Harry Harrison, You Can Be the Stainless Steel Rat: An Interactive Game Book

1985 / Ebook / 176 pages / USA

*

So lazy and contemptuous of the "interactive" format – with its perpetual loops, arbitrary reasoning and forced choices – it might actually be a pisstake.


Sam Inglis, Neil Young's Harvest

2003 / Ebook / 121 pages / UK

**

An uninterested history and backhanded compliments about the pleb favourite, giving way to liner notes cataloguing personnel and versions when he runs out of things to say. Why didn't he write about something he actually cared about?

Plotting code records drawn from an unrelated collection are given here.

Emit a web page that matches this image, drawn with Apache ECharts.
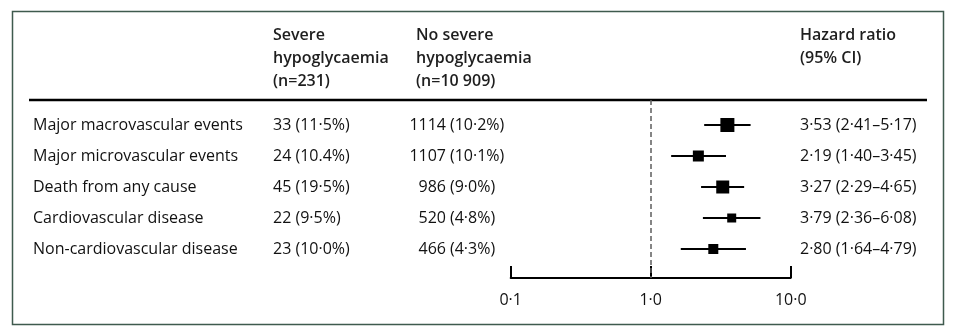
<!DOCTYPE html>
<html>
<head>
<meta charset="utf-8">
<script src="https://cdn.jsdelivr.net/npm/echarts@6/dist/echarts.min.js"></script>
<style>
  html, body { margin: 0; padding: 0; background: #fff; }
  #chart { width: 956px; height: 336px; }
</style>
</head>
<body>
<div id="chart"></div>
<script>
// Outcomes and event counts
const outcomes = [
  'Major macrovascular events',
  'Major microvascular events',
  'Death from any cause',
  'Cardiovascular disease',
  'Non-cardiovascular disease'
];
const severeCount = [33, 24, 45, 22, 23];
const severePct = ['11·5', '10.4', '19·5', '9·5', '10·0'];
const noSevereCount = [1114, 1107, 986, 520, 466];
const noSeverePct = ['10·2', '10·1', '9·0', '4·8', '4·3'];

// Hazard ratios with 95% confidence limits
const hazardRatio = [3.53, 2.19, 3.27, 3.79, 2.80];
const ciLower = [2.41, 1.40, 2.29, 2.36, 1.64];
const ciUpper = [5.17, 3.45, 4.65, 6.08, 4.79];

// Log-scale axis ticks
const axisTicks = [0.1, 1, 10];
const axisTickLabels = ['0·1', '1·0', '10·0'];

// Marker side length for each row, px
const boxSide = [14, 11, 13, 9, 10];

const FONT = '"Open Sans", "Noto Sans", sans-serif';
const FS = 16;
const INK = '#111';
const fmt = v => v.toFixed(2).replace('.', '·');

const chart = echarts.init(document.getElementById('chart'), null, { renderer: 'canvas' });

const rowIdx = outcomes.map((_, i) => i);

chart.setOption({
  animation: false,
  grid: { left: 510.7, right: 165.3, top: 100, bottom: 58 },
  xAxis: {
    type: 'log',
    logBase: 10,
    min: 0.1,
    max: 10,
    splitLine: { show: false },
    axisLine: { show: true, onZero: false, lineStyle: { color: '#000', width: 2 } },
    axisTick: { show: true, inside: true, length: 12, lineStyle: { color: '#000', width: 2 } },
    minorTick: { show: false },
    axisLabel: {
      margin: 14,
      fontFamily: FONT,
      fontSize: FS,
      fontWeight: 500,
      color: INK,
      formatter: v => {
        const k = axisTicks.findIndex(t => Math.abs(t - v) < 1e-9);
        return k >= 0 ? axisTickLabels[k] : '';
      }
    }
  },
  yAxis: {
    type: 'value',
    inverse: true,
    min: -25 / 31,
    max: -25 / 31 + 178 / 31,
    show: false
  },
  series: [{
    type: 'custom',
    data: rowIdx.map(i => [hazardRatio[i], i, ciLower[i], ciUpper[i]]),
    encode: { x: 0, y: 1 },
    renderItem: (params, api) => {
      const i = api.value(1);
      const c = api.coord([api.value(0), i]);
      const lo = api.coord([api.value(2), i]);
      const hi = api.coord([api.value(3), i]);
      const s = boxSide[params.dataIndex];
      return {
        type: 'group',
        children: [
          { type: 'line', shape: { x1: lo[0], y1: lo[1], x2: hi[0], y2: hi[1] },
            style: { stroke: '#000', lineWidth: 2 } },
          { type: 'rect', shape: { x: c[0] - s / 2, y: c[1] - s / 2, width: s, height: s },
            style: { fill: '#000' } }
        ]
      };
    },
    markLine: {
      silent: true,
      symbol: 'none',
      label: { show: false },
      lineStyle: { color: '#5e5e5e', width: 1.5, type: [5, 3] },
      data: [{ xAxis: 1 }]
    }
  }]
});

// Table text laid out on the rows of the plot's y scale
const rowY = i => chart.convertToPixel({ yAxisIndex: 0 }, i);
const txt = (x, y, text, opt = {}) => ({
  type: 'text',
  x, y,
  style: Object.assign({
    text,
    fontFamily: FONT,
    fontSize: FS,
    fontWeight: 500,
    fill: INK,
    textVerticalAlign: 'middle',
    textAlign: 'left'
  }, opt)
});
const bold = { fontWeight: 600, fill: '#1e1e1e' };

const elements = [
  { type: 'rect', shape: { x: 12.5, y: 11.5, width: 931, height: 313 },
    style: { fill: 'none', stroke: '#3f5a4e', lineWidth: 1.5 } },
  { type: 'line', shape: { x1: 29, y1: 100, x2: 927, y2: 100 },
    style: { stroke: '#000', lineWidth: 2.5 } }
];

const headY = [35, 58, 81];
['Severe', 'hypoglycaemia', '(n=231)'].forEach((t, k) => elements.push(txt(273, headY[k], t, bold)));
['No severe', 'hypoglycaemia', '(n=10 909)'].forEach((t, k) => elements.push(txt(416, headY[k], t, bold)));
['Hazard ratio', '(95% CI)'].forEach((t, k) => elements.push(txt(800, headY[k], t, bold)));

rowIdx.forEach(i => {
  const y = rowY(i);
  elements.push(txt(33, y, outcomes[i]));
  elements.push(txt(273, y, `${severeCount[i]} (${severePct[i]}%)`));
  elements.push(txt(446, y, String(noSevereCount[i]), { textAlign: 'right' }));
  elements.push(txt(450, y, `(${noSeverePct[i]}%)`));
  elements.push(txt(800, y, `${fmt(hazardRatio[i])} (${fmt(ciLower[i])}–${fmt(ciUpper[i])})`));
});

chart.setOption({ graphic: { elements } });
</script>
</body>
</html>
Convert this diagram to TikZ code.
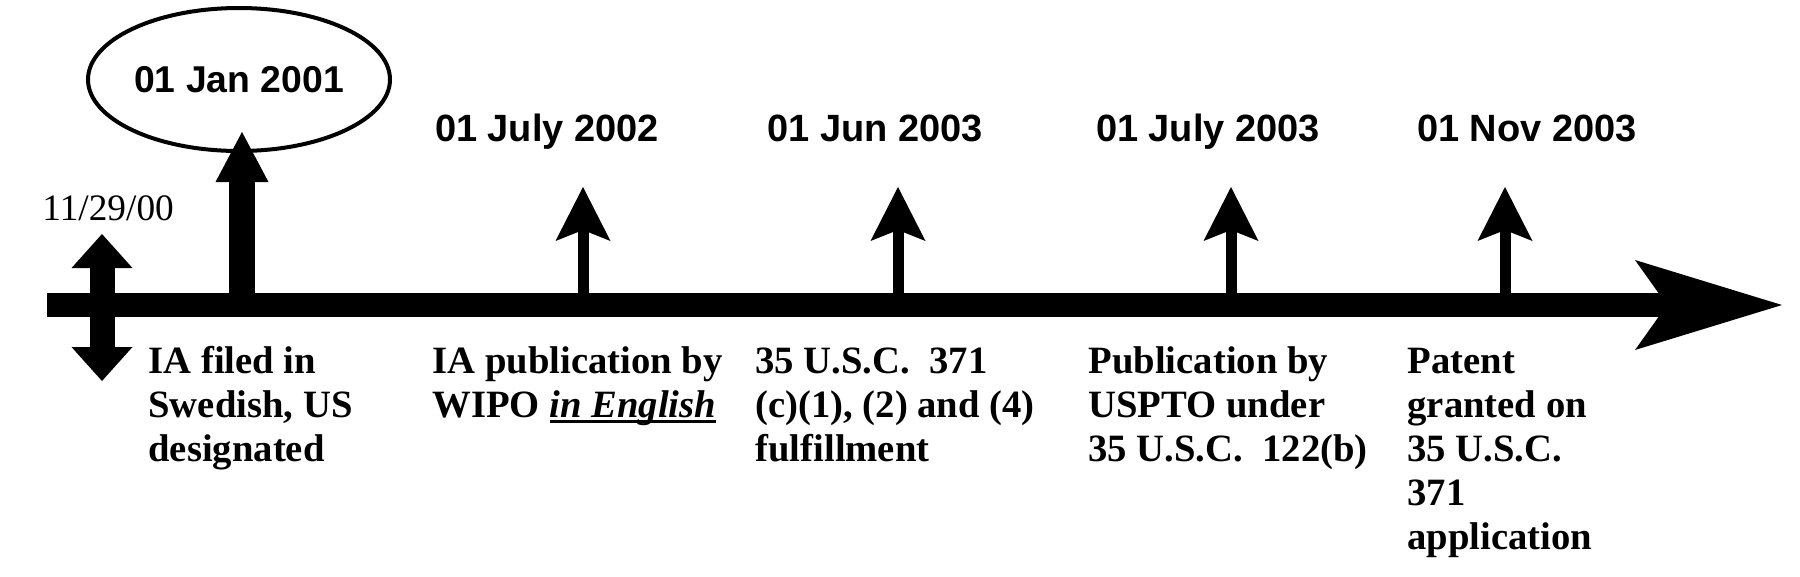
\documentclass[tikz,border=0pt]{standalone}
\usepackage{fontspec}
\setmainfont{Liberation Serif}
\newfontfamily\datefont{Liberation Sans}
\usetikzlibrary{arrows.meta,shapes.geometric}

% underline that cuts through the descenders, as in the reference
\newcommand{\lowrule}[1]{\setbox0\hbox{#1}\rlap{\rule[-4.5pt]{\wd0}{2.25pt}}\box0}

\tikzset{every picture/.style={line width=0.75pt}}
\tikzset{
  datelbl/.style={font=\datefont\bfseries\fontsize{28.5}{30}\selectfont, inner sep=0pt, anchor=base},
  notelbl/.style={font=\bfseries\fontsize{29}{33}\selectfont, inner sep=0pt, anchor=base west, align=left},
  timeline/.style={line width=18pt, -{Stealth[length=110.25pt, width=67.5pt, inset=24pt, line width=0pt]}},
  tickarrow/.style={line width=8.25pt, -{Stealth[length=40.5pt, width=41.25pt, inset=8.25pt, line width=0pt]}},
  bigarrow/.style={line width=19.5pt, -{Triangle[length=37.5pt, width=39.75pt, line width=0pt]}},
  dblarrow/.style={line width=18.75pt, {Triangle[length=25.5pt, width=45.75pt, line width=0pt]}-{Triangle[length=25.5pt, width=45.75pt, line width=0pt]}}
}

\begin{document}
\begin{tikzpicture}[x=0.75pt,y=0.75pt,yscale=-1,xscale=1]
\useasboundingbox (0,0) rectangle (1800,576);

%Coordinates on the time line
\coordinate (start) at (47,305);
\coordinate (end) at (1782,305);
\coordinate (s0) at (102,234);
\coordinate (s1) at (102,381);
\coordinate (t0) at (242,305);
\coordinate (p0) at (242,132);
\coordinate (t1) at (583,305);
\coordinate (p1) at (583,187);
\coordinate (t2) at (898,305);
\coordinate (p2) at (898,187);
\coordinate (t3) at (1231,305);
\coordinate (p3) at (1231,187);
\coordinate (t4) at (1505,305);
\coordinate (p4) at (1505,187);

%Shape: Ellipse
\node (jan) [draw, ellipse, line width=3pt, inner sep=0pt, minimum width=226.5pt, minimum height=107.25pt, font=\datefont\bfseries\fontsize{28}{30}\selectfont] at (239,79.5) {01 Jan 2001};

%Time line
\draw [timeline] (start) -- (end);
%Double arrow
\draw [dblarrow] (s0) -- (s1);
%Up arrows
\draw [bigarrow] (t0) -- (p0);
\foreach \i in {1,...,4}
  \draw [tickarrow] (t\i) -- (p\i);

% Text Node
\draw (42,220) node (filed) [anchor=base west, inner sep=0pt, font=\fontsize{28}{30}\selectfont] {11/29/00};
% Text Node
\draw (547,141) node (d1) [datelbl] {01 July 2002};
% Text Node
\draw (875,141) node (d2) [datelbl] {01 Jun 2003};
% Text Node
\draw (1208,141) node (d3) [datelbl] {01 July 2003};
% Text Node
\draw (1527,141) node (d4) [datelbl] {01 Nov 2003};

% Text Node (base = last line)
\draw (148,461) node (l0) [notelbl] {IA filed in\\Swedish, US\\designated};
% Text Node
\draw (432,417) node (l1) [notelbl] {IA publication by\\WIPO \lowrule{\textit{in English}}};
% Text Node
\draw (755,461) node (l2) [notelbl] {35 U.S.C.\ \ 371\\(c)(1), (2) and (4)\\fulfillment};
% Text Node
\draw (1088,461) node (l3) [notelbl] {Publication by\\USPTO under\\35 U.S.C.\ \ 122(b)};
% Text Node
\draw (1407,549) node (l4) [notelbl] {Patent\\granted on\\35 U.S.C.\\371\\application};

\end{tikzpicture}
\end{document}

Rhys Hughes, Young Tales of the Old Cosmos

2011 / Ebook / 46 pages / UK

**

This uncharacteristically banal story cycle of personified celestial bodies and predictable Milky Way puns isn't strong or substantial enough to stand alone, so I don't know why he didn't incorporate it into The World Idiot or something. A couple of subsequent anthologies have taken the bullet and sunk their averages in the process.

Fave: 'The Pink Giant'


Samuel Bak, Your Move: New Paintings By Samuel Bak

2012 / Ebook / 47 pages / Poland

***

Battered chess pieces strewn over surrealist landscapes with unhelpfully cryptic titles. Work it out for yourselves, but you'll have to squint when we start compressing more pictures onto each page towards the end because printing's expensive. Can he do Dizzy Dizzy Dinosaur next?


Rhys Hughes, The Young Dictator

2013 / Ebook / pages / UK

***

An aspirational children's novel for young psychopaths reliably goes off the rails when a vegan turns out to be from Vega and the horizons of conquest extend across galaxies, the afterlife and cyberspace. Someone should film these, I dare them.